*Request:* Starting with the first line of the listing, quote each line exactly until and including the one with "0.213, 0.208, 0.172, 0.156, 0.125, 0.071, 0.059, 0.040];", leaving pictures out.

*Dataset content:*

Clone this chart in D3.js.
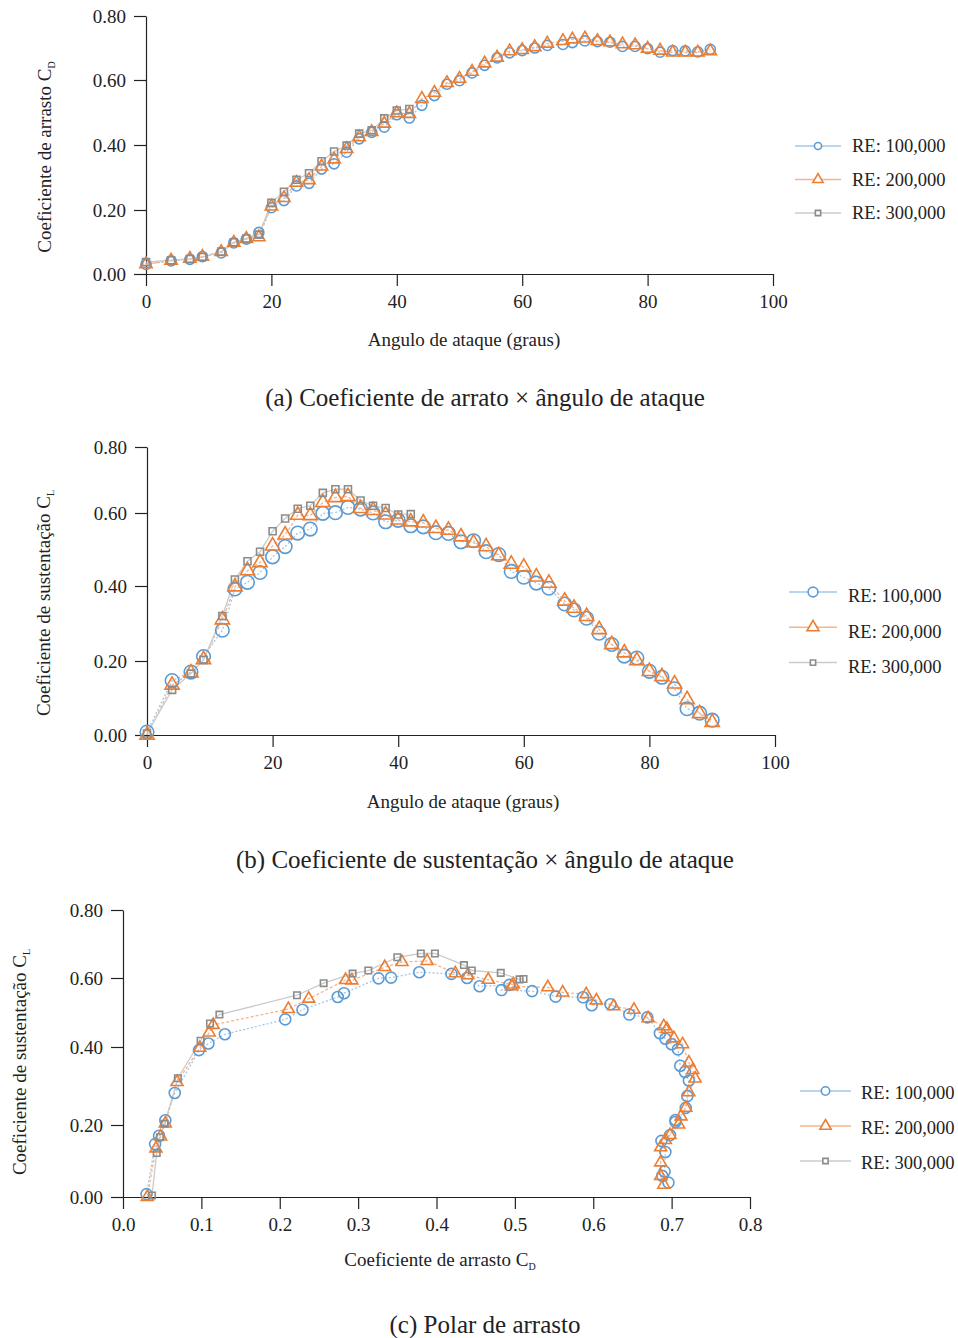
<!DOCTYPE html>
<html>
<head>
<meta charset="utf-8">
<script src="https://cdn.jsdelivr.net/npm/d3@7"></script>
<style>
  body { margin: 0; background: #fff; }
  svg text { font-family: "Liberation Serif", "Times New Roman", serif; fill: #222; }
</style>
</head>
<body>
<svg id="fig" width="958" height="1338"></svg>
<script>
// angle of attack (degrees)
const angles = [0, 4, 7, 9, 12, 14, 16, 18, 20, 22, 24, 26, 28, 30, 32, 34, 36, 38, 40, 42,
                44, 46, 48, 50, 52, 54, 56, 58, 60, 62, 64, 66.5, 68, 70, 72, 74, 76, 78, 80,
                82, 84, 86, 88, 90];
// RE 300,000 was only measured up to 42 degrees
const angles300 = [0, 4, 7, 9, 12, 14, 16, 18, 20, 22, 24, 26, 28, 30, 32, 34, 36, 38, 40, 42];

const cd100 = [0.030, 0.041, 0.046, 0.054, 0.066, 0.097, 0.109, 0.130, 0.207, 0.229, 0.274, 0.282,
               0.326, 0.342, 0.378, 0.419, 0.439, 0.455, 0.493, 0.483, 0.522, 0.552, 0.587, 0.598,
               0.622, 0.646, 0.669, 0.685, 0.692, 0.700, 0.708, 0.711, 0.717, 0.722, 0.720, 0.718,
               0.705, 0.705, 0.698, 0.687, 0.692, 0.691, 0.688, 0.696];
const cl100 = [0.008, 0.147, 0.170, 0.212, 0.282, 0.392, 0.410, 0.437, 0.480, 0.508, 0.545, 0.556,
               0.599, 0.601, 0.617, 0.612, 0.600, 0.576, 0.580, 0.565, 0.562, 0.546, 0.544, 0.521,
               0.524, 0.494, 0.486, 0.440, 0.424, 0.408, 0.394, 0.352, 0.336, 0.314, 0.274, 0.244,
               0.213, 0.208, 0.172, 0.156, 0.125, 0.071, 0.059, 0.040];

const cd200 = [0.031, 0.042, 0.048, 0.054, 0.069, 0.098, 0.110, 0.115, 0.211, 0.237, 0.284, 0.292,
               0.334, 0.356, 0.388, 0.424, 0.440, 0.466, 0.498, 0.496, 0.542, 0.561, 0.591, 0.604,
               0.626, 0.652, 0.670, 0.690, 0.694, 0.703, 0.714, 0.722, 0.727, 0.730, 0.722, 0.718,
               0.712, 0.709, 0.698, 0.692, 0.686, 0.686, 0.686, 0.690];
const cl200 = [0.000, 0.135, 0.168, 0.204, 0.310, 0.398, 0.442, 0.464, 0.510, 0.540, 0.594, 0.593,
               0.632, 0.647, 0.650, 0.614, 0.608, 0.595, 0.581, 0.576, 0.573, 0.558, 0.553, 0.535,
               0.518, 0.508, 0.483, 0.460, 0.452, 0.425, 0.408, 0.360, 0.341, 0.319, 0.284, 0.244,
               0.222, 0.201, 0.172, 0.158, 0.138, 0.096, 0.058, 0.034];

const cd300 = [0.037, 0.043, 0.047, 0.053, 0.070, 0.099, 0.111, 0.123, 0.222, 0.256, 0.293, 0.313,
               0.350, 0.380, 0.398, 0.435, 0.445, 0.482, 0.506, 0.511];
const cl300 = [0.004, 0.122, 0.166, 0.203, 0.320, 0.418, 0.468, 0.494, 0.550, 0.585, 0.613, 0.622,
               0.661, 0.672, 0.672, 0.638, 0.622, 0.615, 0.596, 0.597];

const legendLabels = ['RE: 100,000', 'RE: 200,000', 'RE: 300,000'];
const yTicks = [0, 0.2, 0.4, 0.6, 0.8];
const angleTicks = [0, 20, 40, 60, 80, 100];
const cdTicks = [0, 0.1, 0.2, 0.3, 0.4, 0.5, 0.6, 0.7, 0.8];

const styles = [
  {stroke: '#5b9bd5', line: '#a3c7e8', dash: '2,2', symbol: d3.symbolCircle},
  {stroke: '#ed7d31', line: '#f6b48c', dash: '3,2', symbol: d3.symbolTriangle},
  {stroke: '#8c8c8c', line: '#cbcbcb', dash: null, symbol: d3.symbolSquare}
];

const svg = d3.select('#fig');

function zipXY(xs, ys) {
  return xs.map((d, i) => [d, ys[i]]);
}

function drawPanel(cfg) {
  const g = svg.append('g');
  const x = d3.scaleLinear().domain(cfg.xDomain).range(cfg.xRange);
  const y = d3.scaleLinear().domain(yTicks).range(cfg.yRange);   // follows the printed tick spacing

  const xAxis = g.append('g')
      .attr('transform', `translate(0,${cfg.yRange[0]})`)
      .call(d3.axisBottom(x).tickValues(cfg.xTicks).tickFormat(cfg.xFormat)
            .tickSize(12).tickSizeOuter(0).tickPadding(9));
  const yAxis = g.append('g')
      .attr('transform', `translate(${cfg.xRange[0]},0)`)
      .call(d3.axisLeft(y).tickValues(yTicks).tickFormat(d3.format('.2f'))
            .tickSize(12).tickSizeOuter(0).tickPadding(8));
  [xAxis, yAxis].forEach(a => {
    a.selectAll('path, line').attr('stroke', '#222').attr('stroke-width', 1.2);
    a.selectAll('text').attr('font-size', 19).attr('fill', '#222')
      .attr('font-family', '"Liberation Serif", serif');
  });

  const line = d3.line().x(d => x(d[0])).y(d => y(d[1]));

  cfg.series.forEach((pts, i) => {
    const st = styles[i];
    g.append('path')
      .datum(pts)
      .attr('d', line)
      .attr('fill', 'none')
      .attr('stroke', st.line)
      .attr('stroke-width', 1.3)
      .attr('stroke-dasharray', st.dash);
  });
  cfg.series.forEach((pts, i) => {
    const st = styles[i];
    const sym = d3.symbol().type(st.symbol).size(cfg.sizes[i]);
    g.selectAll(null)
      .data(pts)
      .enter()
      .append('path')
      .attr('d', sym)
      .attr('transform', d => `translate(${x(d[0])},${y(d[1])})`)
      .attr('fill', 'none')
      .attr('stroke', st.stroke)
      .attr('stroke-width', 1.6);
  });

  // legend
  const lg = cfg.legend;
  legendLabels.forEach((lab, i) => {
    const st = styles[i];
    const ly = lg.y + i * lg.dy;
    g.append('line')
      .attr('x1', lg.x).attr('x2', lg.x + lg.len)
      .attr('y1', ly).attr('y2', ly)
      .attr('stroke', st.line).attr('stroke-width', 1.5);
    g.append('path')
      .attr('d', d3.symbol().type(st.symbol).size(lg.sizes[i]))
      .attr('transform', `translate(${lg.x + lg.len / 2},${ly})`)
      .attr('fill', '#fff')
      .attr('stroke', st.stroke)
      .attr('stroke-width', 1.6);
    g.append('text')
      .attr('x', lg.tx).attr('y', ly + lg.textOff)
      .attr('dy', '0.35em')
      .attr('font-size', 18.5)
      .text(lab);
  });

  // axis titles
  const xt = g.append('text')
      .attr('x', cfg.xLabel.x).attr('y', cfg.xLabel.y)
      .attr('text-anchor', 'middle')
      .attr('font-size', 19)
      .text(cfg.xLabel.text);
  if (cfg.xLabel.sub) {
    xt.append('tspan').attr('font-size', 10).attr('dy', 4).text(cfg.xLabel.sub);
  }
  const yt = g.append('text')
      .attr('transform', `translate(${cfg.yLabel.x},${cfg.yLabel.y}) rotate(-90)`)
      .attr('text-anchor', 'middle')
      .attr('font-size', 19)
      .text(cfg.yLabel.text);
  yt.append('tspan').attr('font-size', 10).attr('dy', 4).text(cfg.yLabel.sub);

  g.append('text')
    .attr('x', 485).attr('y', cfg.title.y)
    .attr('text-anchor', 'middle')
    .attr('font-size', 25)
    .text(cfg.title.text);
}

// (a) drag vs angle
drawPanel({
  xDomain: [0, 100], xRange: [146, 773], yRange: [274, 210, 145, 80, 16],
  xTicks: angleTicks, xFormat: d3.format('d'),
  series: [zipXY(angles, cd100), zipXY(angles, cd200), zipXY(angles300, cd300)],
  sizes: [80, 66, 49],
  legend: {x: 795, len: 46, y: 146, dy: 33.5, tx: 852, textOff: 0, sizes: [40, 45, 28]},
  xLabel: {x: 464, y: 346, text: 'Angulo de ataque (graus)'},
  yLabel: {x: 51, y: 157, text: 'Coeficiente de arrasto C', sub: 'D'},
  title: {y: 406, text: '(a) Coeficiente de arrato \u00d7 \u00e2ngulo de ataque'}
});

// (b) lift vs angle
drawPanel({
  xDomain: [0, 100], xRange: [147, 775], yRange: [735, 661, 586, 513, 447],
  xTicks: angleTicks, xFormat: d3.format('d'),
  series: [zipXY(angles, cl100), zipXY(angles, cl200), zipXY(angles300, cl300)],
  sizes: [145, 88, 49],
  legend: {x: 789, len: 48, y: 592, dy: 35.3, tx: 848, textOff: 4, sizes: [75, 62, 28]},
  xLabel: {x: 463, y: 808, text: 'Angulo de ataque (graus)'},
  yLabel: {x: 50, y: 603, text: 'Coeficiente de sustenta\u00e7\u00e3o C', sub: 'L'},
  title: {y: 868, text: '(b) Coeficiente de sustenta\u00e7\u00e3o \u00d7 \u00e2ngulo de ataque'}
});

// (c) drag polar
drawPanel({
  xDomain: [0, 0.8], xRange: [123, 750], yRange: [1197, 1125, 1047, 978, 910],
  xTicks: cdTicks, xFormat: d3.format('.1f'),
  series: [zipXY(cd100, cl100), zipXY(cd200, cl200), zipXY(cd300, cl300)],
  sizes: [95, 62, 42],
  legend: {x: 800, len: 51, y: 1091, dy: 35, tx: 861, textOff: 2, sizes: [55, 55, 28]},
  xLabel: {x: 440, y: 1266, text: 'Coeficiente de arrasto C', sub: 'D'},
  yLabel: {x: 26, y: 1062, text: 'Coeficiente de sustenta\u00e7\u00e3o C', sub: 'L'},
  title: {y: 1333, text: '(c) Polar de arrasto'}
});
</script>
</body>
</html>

*Response to the task:*
Clone this chart in D3.js.
<!DOCTYPE html>
<html>
<head>
<meta charset="utf-8">
<script src="https://cdn.jsdelivr.net/npm/d3@7"></script>
<style>
  body { margin: 0; background: #fff; }
  svg text { font-family: "Liberation Serif", "Times New Roman", serif; fill: #222; }
</style>
</head>
<body>
<svg id="fig" width="958" height="1338"></svg>
<script>
// angle of attack (degrees)
const angles = [0, 4, 7, 9, 12, 14, 16, 18, 20, 22, 24, 26, 28, 30, 32, 34, 36, 38, 40, 42,
                44, 46, 48, 50, 52, 54, 56, 58, 60, 62, 64, 66.5, 68, 70, 72, 74, 76, 78, 80,
                82, 84, 86, 88, 90];
// RE 300,000 was only measured up to 42 degrees
const angles300 = [0, 4, 7, 9, 12, 14, 16, 18, 20, 22, 24, 26, 28, 30, 32, 34, 36, 38, 40, 42];

const cd100 = [0.030, 0.041, 0.046, 0.054, 0.066, 0.097, 0.109, 0.130, 0.207, 0.229, 0.274, 0.282,
               0.326, 0.342, 0.378, 0.419, 0.439, 0.455, 0.493, 0.483, 0.522, 0.552, 0.587, 0.598,
               0.622, 0.646, 0.669, 0.685, 0.692, 0.700, 0.708, 0.711, 0.717, 0.722, 0.720, 0.718,
               0.705, 0.705, 0.698, 0.687, 0.692, 0.691, 0.688, 0.696];
const cl100 = [0.008, 0.147, 0.170, 0.212, 0.282, 0.392, 0.410, 0.437, 0.480, 0.508, 0.545, 0.556,
               0.599, 0.601, 0.617, 0.612, 0.600, 0.576, 0.580, 0.565, 0.562, 0.546, 0.544, 0.521,
               0.524, 0.494, 0.486, 0.440, 0.424, 0.408, 0.394, 0.352, 0.336, 0.314, 0.274, 0.244,
               0.213, 0.208, 0.172, 0.156, 0.125, 0.071, 0.059, 0.040];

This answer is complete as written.